Well, it's on nights like this I know why I chose the title "The adventures of Crazy Girl" for my blog. I have just driven 200km after work to attend my weekly Turkish lesson. Until two weeks ago, these classes were every Thursday evening but were then changed to every Wednesday,
I have been attempting to learn Turkish for 4 years now and have made slow progress from Beginners through to Intermediate level. It is said that up to 7 years of age is the optimum age for learning new languages. Where does that leave me, I began at 49 I use this as my excuse for my slow progress!
For four years I went to night classes in Trinity College Dublin. I got great delight in teasing my daughters that I was also a student in their university........ even if it was just for a couple of hours a week. I was a university student.They humoured me while asking to see my student card!
My first teacher, was with us for three years and struggled mightily to beat grammar into my head. It was quite a challenge. It is amazing to think Turks can fit a whole sentence into one word by adding suffixes. At times the language is very logical and makes perfect sense and others I just want to bury my head in my arms and say "What in the name of God am I doing???" Unfortunately, she was under contract to the Turkish government and her contract ended a year ago and she was replaced.

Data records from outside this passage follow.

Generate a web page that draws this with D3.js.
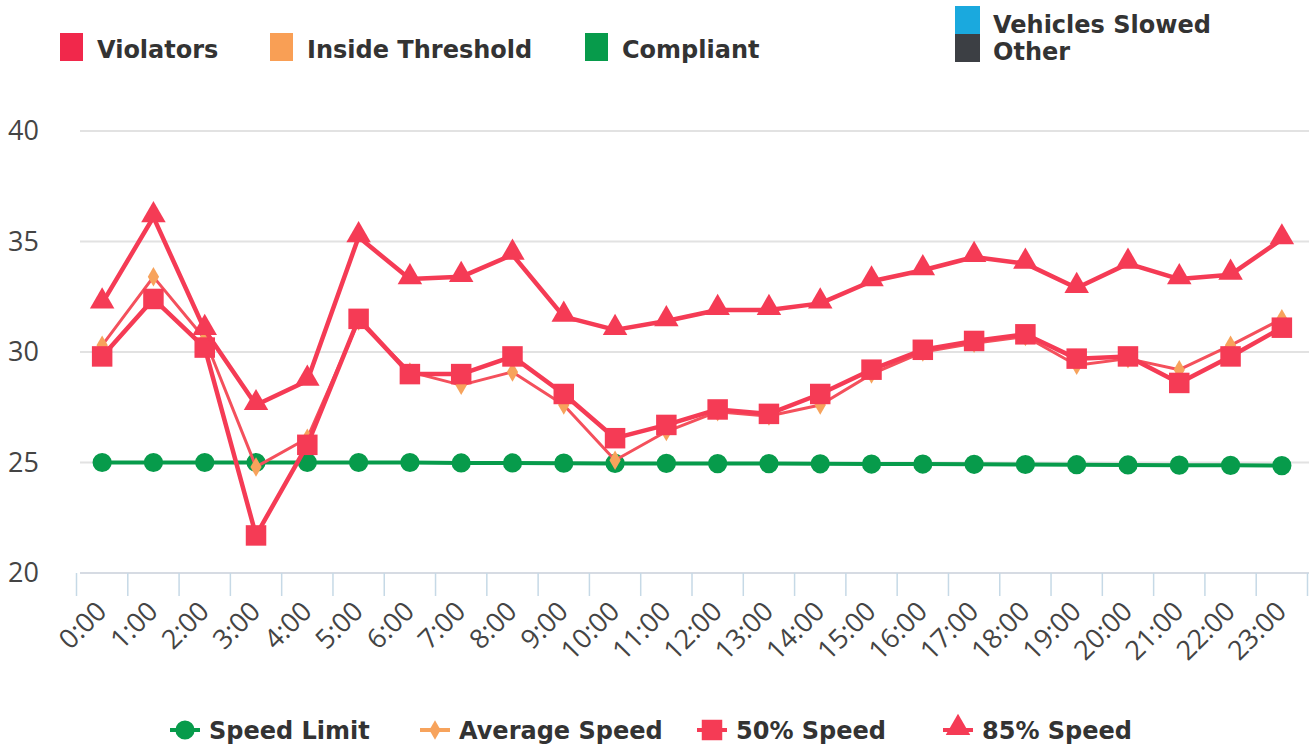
<!DOCTYPE html>
<html>
<head>
<meta charset="utf-8">
<script src="https://cdn.jsdelivr.net/npm/d3@7"></script>
<style>
  body { margin: 0; background: #fff; }
  svg { display: block; }
</style>
</head>
<body>
<div id="chart"></div>
<script>
// speed-by-hour.js

const hours = ["0:00", "1:00", "2:00", "3:00", "4:00", "5:00", "6:00", "7:00", "8:00", "9:00", "10:00", "11:00",
  "12:00", "13:00", "14:00", "15:00", "16:00", "17:00", "18:00", "19:00", "20:00", "21:00", "22:00", "23:00"];

const speedLimit = [25.0, 25.0, 25.0, 25.0, 25.0, 25.0, 25.0, 24.98, 24.98, 24.97, 24.96, 24.96,
  24.95, 24.95, 24.94, 24.93, 24.93, 24.92, 24.91, 24.9, 24.89, 24.88, 24.87, 24.86];
const averageSpeed = [30.3, 33.4, 30.6, 24.8, 26.1, 31.4, 29.1, 28.5, 29.1, 27.6, 25.1, 26.4,
  27.3, 27.1, 27.6, 29.0, 30.0, 30.4, 30.7, 29.4, 29.7, 29.2, 30.3, 31.5];
const speed50 = [29.8, 32.4, 30.2, 21.7, 25.8, 31.5, 29.0, 29.0, 29.8, 28.1, 26.1, 26.7,
  27.4, 27.2, 28.1, 29.2, 30.1, 30.5, 30.8, 29.7, 29.8, 28.6, 29.8, 31.1];
const speed85 = [32.2, 36.1, 31.0, 27.6, 28.7, 35.2, 33.3, 33.4, 34.4, 31.6, 31.0, 31.4,
  31.9, 31.9, 32.2, 33.2, 33.7, 34.3, 34.0, 32.9, 34.0, 33.3, 33.5, 35.1];

const yTicks = [20, 25, 30, 35, 40];

const topLegend = ["Violators", "Inside Threshold", "Compliant"];
const stackLegend = ["Vehicles Slowed", "Other"];
const seriesNames = ["Speed Limit", "Average Speed", "50% Speed", "85% Speed"];

const width = 1309, height = 751;
const red = "#f53b55", green = "#079b4b", orange = "#f7a35c";
const font = "'Open Sans', sans-serif";
const boldFont = "'DejaVu Sans', sans-serif";

const svg = d3.select("#chart")
  .append("svg")
  .attr("width", width)
  .attr("height", height);

const x = d3.scaleBand()
  .domain(hours)
  .range([76.5, 1307.5]);

const y = d3.scaleLinear()
  .domain([20, 40])
  .range([573, 131]);

const cx = h => x(h) + x.bandwidth() / 2;

// gridlines
svg.append("g")
  .selectAll("line")
  .data(yTicks)
  .enter()
  .append("line")
  .attr("x1", 80)
  .attr("x2", width)
  .attr("y1", d => y(d))
  .attr("y2", d => y(d))
  .style("stroke", d => d === 20 ? "#d6dbe3" : "#e2e2e2")
  .style("stroke-width", 2);

// y labels
svg.append("g")
  .selectAll("text")
  .data(yTicks)
  .enter()
  .append("text")
  .attr("x", 8)
  .attr("y", d => y(d) + 9)
  .style("font-family", font)
  .style("font-size", "27px")
  .style("fill", "#444")
  .text(d => d);

// x axis ticks + labels
svg.append("g")
  .selectAll("line")
  .data(hours.concat(["end"]))
  .enter()
  .append("line")
  .attr("x1", (d, i) => x.range()[0] + i * x.step())
  .attr("x2", (d, i) => x.range()[0] + i * x.step())
  .attr("y1", y(20))
  .attr("y2", y(20) + 23)
  .style("stroke", "#c6d9e6")
  .style("stroke-width", 1.5);

svg.append("g")
  .selectAll("text")
  .data(hours)
  .enter()
  .append("text")
  .attr("transform", d => `translate(${cx(d) + 6}, ${y(20) + 40}) rotate(-45)`)
  .style("text-anchor", "end")
  .style("font-family", font)
  .style("font-size", "27px")
  .style("fill", "#444")
  .text(d => d);

// markers
const symbolPath = {
  circle: d3.symbol().type(d3.symbolCircle).size(290),
  diamond: d3.symbol().type(d3.symbolDiamond).size(110),
  square: d3.symbol().type(d3.symbolSquare).size(420),
  triangle: d3.symbol().type(d3.symbolTriangle).size(260)
};

const series = [
  { name: seriesNames[0], values: speedLimit, color: green, line: green, width: 4, symbol: "circle" },
  { name: seriesNames[1], values: averageSpeed, color: orange, line: "#f4505c", width: 3, symbol: "diamond" },
  { name: seriesNames[2], values: speed50, color: red, line: red, width: 4.5, symbol: "square" },
  { name: seriesNames[3], values: speed85, color: red, line: red, width: 4.5, symbol: "triangle" }
];

const line = d3.line()
  .x((d, i) => cx(hours[i]))
  .y(d => y(d));

series.forEach(s => {
  const g = svg.append("g");
  g.append("path")
    .datum(s.values)
    .attr("d", line)
    .style("fill", "none")
    .style("stroke", s.line)
    .style("stroke-width", s.width)
    .style("stroke-linejoin", "round");
  g.selectAll("path.marker")
    .data(s.values)
    .enter()
    .append("path")
    .attr("class", "marker")
    .attr("d", symbolPath[s.symbol])
    .attr("transform", (d, i) => `translate(${cx(hours[i])}, ${y(d) + (s.symbol === "triangle" ? -2 : 0)})`)
    .style("fill", s.color);
});

// top legend
const topColors = ["#f1284b", "#f99f55", "#079b4b"];
const topX = [60, 270, 585];
topLegend.forEach((name, i) => {
  svg.append("rect")
    .attr("x", topX[i]).attr("y", 33)
    .attr("width", 23).attr("height", 28)
    .style("fill", topColors[i]);
  svg.append("text")
    .attr("x", topX[i] + 37).attr("y", 58)
    .style("font-family", boldFont)
    .style("font-weight", "bold")
    .style("font-size", "24px")
    .style("fill", "#333")
    .text(name);
});

const stackColors = ["#1aa9de", "#3c3f44"];
stackLegend.forEach((name, i) => {
  svg.append("rect")
    .attr("x", 955).attr("y", 6 + i * 28)
    .attr("width", 25).attr("height", 28)
    .style("fill", stackColors[i]);
  svg.append("text")
    .attr("x", 993).attr("y", 33 + i * 27)
    .style("font-family", boldFont)
    .style("font-weight", "bold")
    .style("font-size", "24px")
    .style("fill", "#333")
    .text(name);
});

// bottom legend
const legendX = [185, 435, 712, 958];
series.forEach((s, i) => {
  const g = svg.append("g").attr("transform", `translate(${legendX[i]}, 730)`);
  g.append("line")
    .attr("x1", -15).attr("x2", 15)
    .style("stroke", s.line === red ? red : s.color)
    .style("stroke-width", 4);
  g.append("path")
    .attr("d", symbolPath[s.symbol])
    .attr("transform", s.symbol === "triangle" ? "translate(0,-2)" : null)
    .style("fill", s.color);
  g.append("text")
    .attr("x", 24).attr("y", 9)
    .style("font-family", boldFont)
    .style("font-weight", "bold")
    .style("font-size", "24px")
    .style("fill", "#333")
    .text(s.name);
});
</script>
</body>
</html>
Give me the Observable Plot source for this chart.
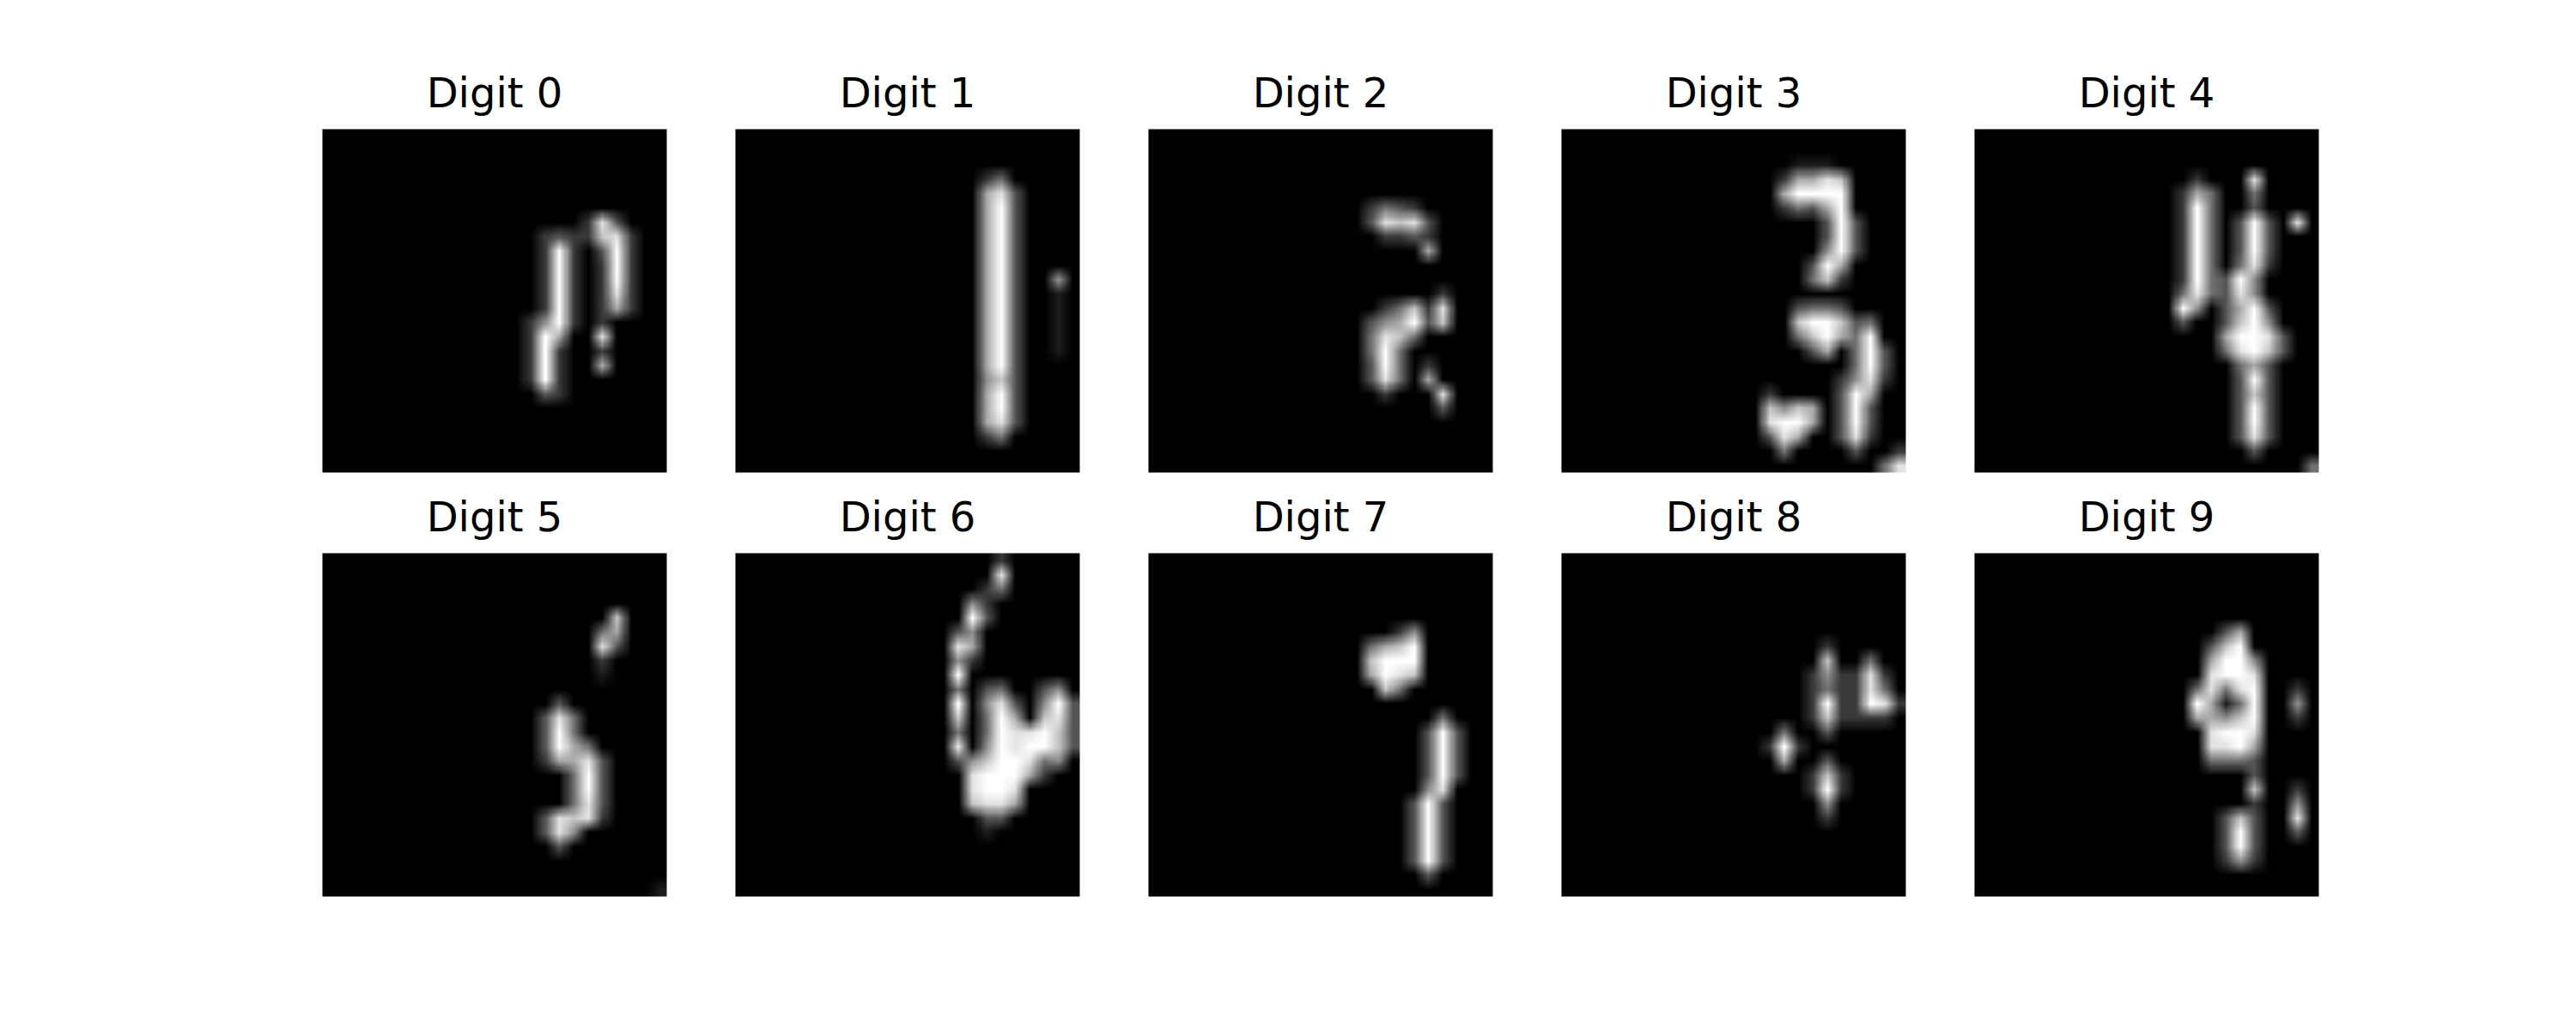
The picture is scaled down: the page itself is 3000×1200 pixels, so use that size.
<!DOCTYPE html>
<html>
<head>
<meta charset="utf-8">
<script src="https://cdn.jsdelivr.net/npm/d3@7"></script>
<script src="https://cdn.jsdelivr.net/npm/@observablehq/plot@0.6"></script>
<style>
  html, body { margin: 0; padding: 0; background: #fff; }
  svg { display: block; }
</style>
</head>
<body>
<div id="chart"></div>
<script>
// Titles of the ten panels
const digitLabels = ["Digit 0","Digit 1","Digit 2","Digit 3","Digit 4","Digit 5","Digit 6","Digit 7","Digit 8","Digit 9"];

// Each panel: 24 rows; each row = 14 empty columns + columns 14..23 (intensity 0-9, "." = 0)
const P = "..............";
const E = "..........";
const digit0 = [E,E,E,E,E,E,"....283...",".2322782..",".292.392..",".292.292..",".292.292..",".292.282..",".292.262..","2592.2....","296..8....","292..2....","292..6....","292.......",".32.......",E,E,E,E,E];
const digit1 = [E,E,E,"...24.....","...683....","...693....","...693....","...693....","...693....","...693....","...693..5.","...693..1.","...693..1.","...693..1.","...693..1.","...693..1.","...693....","...573....","...693....","...693....","...683....","...24.....",E,E];
const digit2 = [E,E,E,E,E,".2432.....",".38783....","..2232....",".....6....",E,E,"......2...","..24728...",".356937...",".4874.....",".494......",".394.2....",".384.6....","..2...8...","......3...",E,E,E,E];
const digit3 = [E,E,"..111.....",".26687....",".69999....",".24369....","....393...","....393...","....593...","...396....","...472....",E,"..3443....","..799734..","..479649..","...36.493.","......493.",".....2582.","2....396..","7576.393..","8996.393..","386..382..",".4....3..2","........48"];
const digit4 = [E,E,E,".2...8....","264..4....","294..3....","294.393.8.","294.393...","294.393...","294.482...","294395....","484385....","95.3693...","3..3795...","...69983..","...48973..","....463...","....393...","....373...","....393...","....393...","....383...",".....3....",".........4"];
const digit5 = [E,E,E,E,"......7...",".....46...",".....83...",".....2....",".....1....",E,"..3.......",".384......",".394......",".3964.....",".26683....","...493....","...493....","...483....",".38782....",".385......","..3.......",E,E,".........1"];
const digit6 = ["....2.....","....8.....","...24.....","..52......","..93......",".35.......",".86.......",".52.......",".9........",".4.34..35.",".9.583.593",".7.496.783",".4.4988973",".8.5989973",".35799845.","..899962..","..8998....","..7886....","...33.....","...1......",E,E,E,E];
const digit7 = [E,E,E,E,E,"...25.....",".4679.....",".7999.....",".6987.....","..74......",E,"......4...",".....393..",".....393..",".....393..",".....393..",".....58...","....393...","....393...","....393...","....393...","....393...",".....3....",E];
const digit8 = [E,E,E,E,E,E,"....2.....","....7..4..","...252282.","...242284.","...2922982","...272222.",".4..3.....","292.......",".6..3.....","...272....","...292....","....5.....","....2.....",E,E,E,E,E];
const digit9 = [E,E,E,E,E,"...36.....","..379.....","..6995....","..8998....",".48489..2.",".96149..5.",".66579..2.","..8998....","..8896....","..4443....",".....3....",".....7..2.",".....2..5.","...373..8.","...393..3.","...393....","...252....",E,E];

const digits = [digit0, digit1, digit2, digit3, digit4, digit5, digit6, digit7, digit8, digit9];

const pixels = [];
digits.forEach((rows, d) => {
  rows.forEach((row, r) => {
    const full = P + row;
    for (let c = 0; c < 24; ++c) {
      const ch = full[c];
      pixels.push({fx: d % 5, fy: Math.floor(d / 5), x: c + 0.5, y: r + 0.5, v: ch === "." ? 0 : +ch});
    }
  });
});
const titles = digitLabels.map((label, d) => ({fx: d % 5, fy: Math.floor(d / 5), label}));

const chart = Plot.plot({
  width: 3000,
  height: 1200,
  marginLeft: 375,
  marginRight: 300,
  marginTop: 149,
  marginBottom: 155,
  style: {fontFamily: "DejaVu Sans", background: "white"},
  fx: {axis: null, domain: [0, 1, 2, 3, 4], paddingInner: 80 / 481, paddingOuter: 0},
  fy: {axis: null, domain: [0, 1], paddingInner: 94 / 495, paddingOuter: 0},
  x: {axis: null, domain: [0, 24]},
  y: {axis: null, domain: [0, 24], reverse: true},
  color: {type: "linear", domain: [0, 9], range: ["#000000", "#ffffff"]},
  marks: [
    Plot.raster(pixels, {
      x: "x", y: "y", fill: "v", fx: "fx", fy: "fy",
      x1: 0, x2: 24, y1: 0, y2: 24, width: 24, height: 24,
      interpolate: "nearest", imageRendering: "auto"
    }),
    Plot.text(titles, {
      fx: "fx", fy: "fy", text: "label",
      frameAnchor: "top", lineAnchor: "bottom", dy: -26,
      fontSize: 48, fill: "black"
    })
  ]
});
document.getElementById("chart").appendChild(chart);
</script>
</body>
</html>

This year four of us, who have been going to classes together and are equally crazy, broke away from the main group and found a new teacher. We now enjoy a two hour session once a week in the bar of the Davenport Hotel, indulging in "dedikodu"- gossip as well as continuing the unending struggle with Turkish grammar.
A Turkish friend recently asked me was I still going to classes as, in her opinion, my Turkish has disimproved drastically. To which I replied "Thanks" She again asked me the same question and I said "Thank you very much"
You don't understand me, she cried. Oh I understand you very well, I replied. It was she who did not understand, my way of dealing with negative comments.
Again she asked why my Turkish had disimproved. I immediately gained brownie points when I replied "saftırığım' 'I'm a blonde' She was truly impressed I knew this word, and reckoned there was still hope for me.
So once more this evening, straight after work, I got into my car and drove 100km to struggle with the book which I bought......the woman who was talking and just when I thought I was getting to grips with that we were challenged to put it in the objective case. Without a doubt "cilginim - I'm crazy!
And the worst thing of all is, because of the change in schedule, it won't be Friday when I get up in the morning :-((((((( There are still two more days of work this week, where I in my turn will try to beat Irish into the more receptive heads of my class of six year olds. I understand their pain!